Haftbefehle oder weitere Maßnahmen des Internationalen Strafgerichtshofs (IStGH) würden die militärischen Operationen Israels im Gazastreifen nicht beeinträchtigen, sondern vielmehr “einen bedenklichen Präzedenzfall” darstellen, erklärte der israelische Premierminister Benjamin Netanjahu.
Die Aussage des Regierungschefs bezieht sich auf einen Artikel des britischen Journalisten Douglas Murray, der in dieser Woche in der New York Post erschien.
Murray stellte in seinem Beitrag dar, dass der IStGH, welcher den Angriff der Hamas auf Israel am 7. Oktober und die Gegenschläge des Staates analysiert, Plane habe, Netanjahu, Verteidigungsminister Yoav Gallant und einen führenden Militärbefehlshaber, voraussichtlich den Generalstabschef, der Kriegsverbrechen anzuklagen.
Am Freitag verbreitete Netanjahu Murrays Artikel auf X (ehemals Twitter) und betonte, dass Israel “keinen Versuch des Internationalen Strafgerichtshofs dulden wird, sein grundlegendes Recht auf Selbstverteidigung zu untergraben”.
Er fügte hinzu:
“Es ist abscheulich, Soldaten und Amtsträger der einzigen Demokratie im Nahen Osten und des einzigen jüdischen Staats der Welt anzuklagen. Wir werden uns dem nicht unterwerfen.”
Netanjahu bekräftigte, dass Israels Militäreinsatz im Gazastreifen ein “gerechtfertigter Krieg gegen völkermordende Terroristen” sei, der bis zum Erfolg fortgesetzt werde.
Weiterhin erklärte Netanjahu:
“Der Internationale Strafgerichtshof wird Israels Handlungen nicht beeinflussen, aber er würde einen riskanten Präzedenzfall setzen, der Soldaten und Amtsträger aller Demokratien, die gegen brutalen Terrorismus und willkürliche Aggressionen kämpfen, gefährden könnte.”
Laut dem Gesundheitsministerium in Gaza haben die israelischen Luftangriffe und die Bodenoffensive in der palästinensischen Enklave bereits 34.388 Tote und 77.437 Verletzte gefordert.
Die Offensiven sind eine Reaktion auf den Vorstoß der bewaffneten palästinensischen Gruppe Hamas gegen Israel am 7. Oktober, bei dem mindestens 1.200 Menschen ums Leben kamen und 250 als Geiseln genommen wurden.
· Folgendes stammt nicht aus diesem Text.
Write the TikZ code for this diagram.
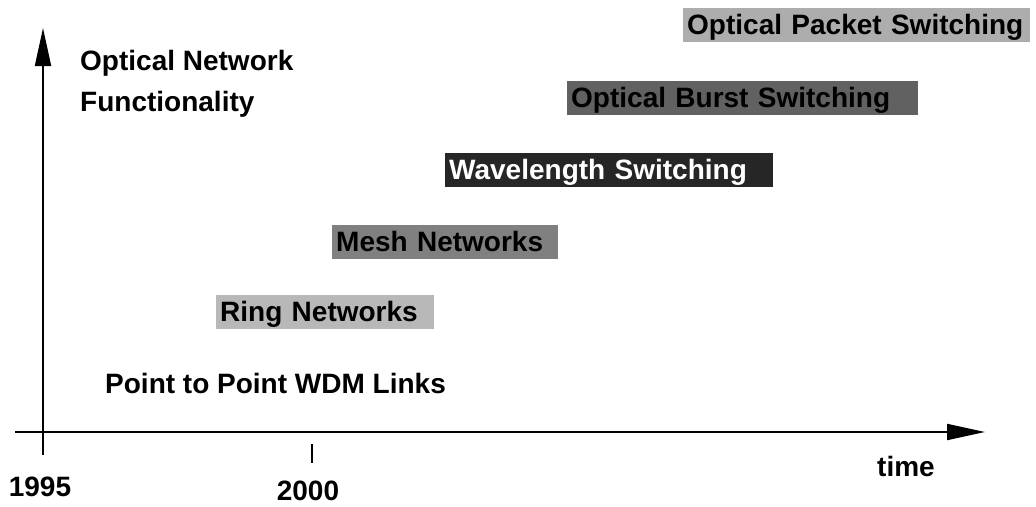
\documentclass[tikz,border=0pt]{standalone}
\usepackage{fontspec}
\setmainfont{Liberation Sans}
\usetikzlibrary{arrows.meta}
\begin{document}
\begin{tikzpicture}[x=1pt,y=-1pt,
  lab/.style={font=\fontsize{28}{30}\selectfont\bfseries, inner sep=0pt},
  era/.style={font=\fontsize{28}{30}\selectfont\bfseries, anchor=west, align=left,
    inner xsep=4pt, inner ysep=0pt, minimum height=34pt, text depth=0.25ex},
  axis/.style={line width=2pt, -{Triangle[length=38pt,width=16pt]}}]
\useasboundingbox (0,0) rectangle (1036,506);
% axes
\coordinate (yb) at (43,455);
\coordinate (yt) at (43,28);
\coordinate (xl) at (15,432);
\coordinate (xr) at (985,432);
\draw[axis] (yb) -- (yt);
\draw[axis] (xl) -- (xr);
\coordinate (t1) at (312,444);
\coordinate (t2) at (312,463);
\draw[line width=1.2pt] (t1) -- (t2);
% labels
\node[lab] (y95) at (40,487) {1995};
\node[lab] (y00) at (308,491) {2000};
\node[lab] (time) at (906,466) {time};
\node[lab, anchor=west] (on) at (80,63) {Optical Network};
\node[lab, anchor=west] (fn) at (80,104) {Functionality};
% eras
\node[era, fill=black!32, text width=339pt] (ops) at (683,25) {Optical Packet Switching};
\node[era, fill=black!62, text width=343pt] (obs) at (567,98) {Optical Burst Switching};
\node[era, fill=black!85, text=white, text width=320pt] (ws) at (445,170) {Wavelength Switching};
\node[era, fill=black!50, text width=218pt] (mn) at (332,242) {Mesh Networks};
\node[era, fill=black!28, text width=210pt] (rn) at (216,312) {Ring Networks};
\node[lab, anchor=west] (p2p) at (105,383) {Point to Point WDM Links};
\end{tikzpicture}
\end{document}
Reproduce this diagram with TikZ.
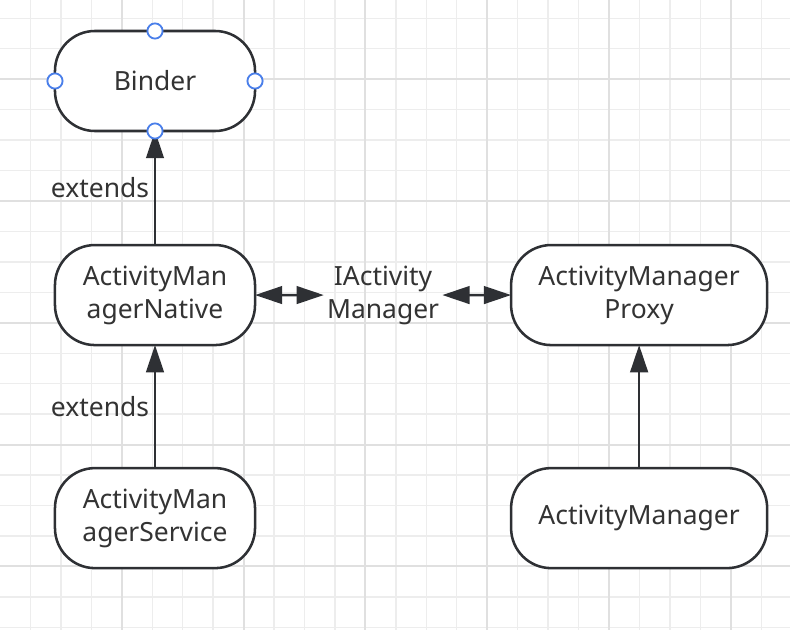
\documentclass[tikz,border=0pt]{standalone}
\usepackage{fontspec}
\setmainfont{Noto Sans}
\usetikzlibrary{arrows.meta, positioning, calc}
\definecolor{inkc}{HTML}{333333}
\definecolor{linec}{HTML}{2E3034}
\definecolor{gridc}{HTML}{EDEDED}
\definecolor{gridmajc}{HTML}{E0E0E0}
\definecolor{handlec}{HTML}{4A7FEA}

\begin{document}
\begin{tikzpicture}[
    x=0.025cm, y=-0.025cm,
    box/.style={draw=linec, line width=1.8pt, fill=white, outer sep=0pt, minimum width=5cm, minimum height=2.5cm, align=center, rounded corners=1cm, text=inkc, font=\fontsize{18.8}{23.5}\selectfont},
    lbl/.style={text=inkc, align=center, font=\fontsize{18.8}{23.5}\selectfont},
    link/.style={draw=linec, line width=1.8pt},
    gridline/.style={draw=gridc, line width=1pt},
    gridmajor/.style={draw=gridmajc, line width=1.4pt},
    handle/.style={draw=handlec, line width=1.3pt, fill=white},
    >={Triangle[length=0.68cm 0 0, width=0.44cm 0 0]}
]
\useasboundingbox (0,0) rectangle (790,630);
\fill[white] (0,0) rectangle (790,630);

% grid
\foreach \k in {1,...,25}
    \draw[gridline] ({\k*30.45},0) -- ({\k*30.45},630);
\foreach \k in {0,...,20}
    \draw[gridline] (0,{18.3+\k*30.45}) -- (790,{18.3+\k*30.45});
\foreach \k in {4,8,...,24}
    \draw[gridmajor] ({\k*30.45},0) -- ({\k*30.45},630);
\foreach \k in {2,6,...,18}
    \draw[gridmajor] (0,{18.3+\k*30.45}) -- (790,{18.3+\k*30.45});

\node[box] (binder) at (155,81) {Binder};
\node[box, below=2.85cm of binder] (native) {ActivityMan\\agerNative};
\node[box, below=3.075cm of native] (service) {ActivityMan\\agerService};
\node[box, minimum width=6.4cm, right=6.4cm of native] (proxy) {ActivityManager\\Proxy};
\node[box, minimum width=6.4cm, below=3.075cm of proxy] (manager) {ActivityManager};
\node[lbl, inner sep=0.075cm] (iam) at ($(native.east)!0.5!(proxy.west)$) {IActivity\\Manager};

\draw[link, ->] (native) -- node[lbl, left] {extends} (binder);
\draw[link, ->] (service) -- node[lbl, left] {extends} (native);
\draw[link, ->] (manager) -- (proxy);
\draw[link, <->] (native) -- (iam);
\draw[link, <->] (iam) -- (proxy);

% selection handles
\foreach \a in {north, south, east, west}
    \draw[handle] (binder.\a) circle[radius=0.19cm];
\end{tikzpicture}
\end{document}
Bereits 2021 leitete der IStGH eine Untersuchung über mutmaßliche Kriegsverbrechen des israelischen Militärs und bewaffneter palästinensischer Gruppen in den besetzten Gebieten des Westjordanlands und des Gazastreifens ein, die sich auf Vorfälle seit 2014 bezieht. Der in Den Haag ansässige Gerichtshof betont, dass auch die Verstöße im Rahmen der Eskalation nach dem 7. Oktober in seine Untersuchung fallen.
Der israelische Sender Channel 12 berichtete letzte Woche, dass die Regierung Netanjahu bereits vor der Veröffentlichung von Murrays Artikel über mögliche Haftbefehle informiert war und im Büro des Premierministers eine “Dringlichkeitsbesprechung” dazu abhielt, an der mehrere Minister und Rechtsexperten teilnahmen.
Obwohl Israel nicht Mitglied des IStGH ist und dessen Zuständigkeit nicht anerkennt, sind die Palästinenser seit 2015 Mitglied der Organisation. Sollten Haftbefehle gegen israelische Beamte ausgestellt werden, wären die 124 Mitgliedstaaten des IStGH verpflichtet, diese zu verhaften, sollten sie ihr Territorium betreten.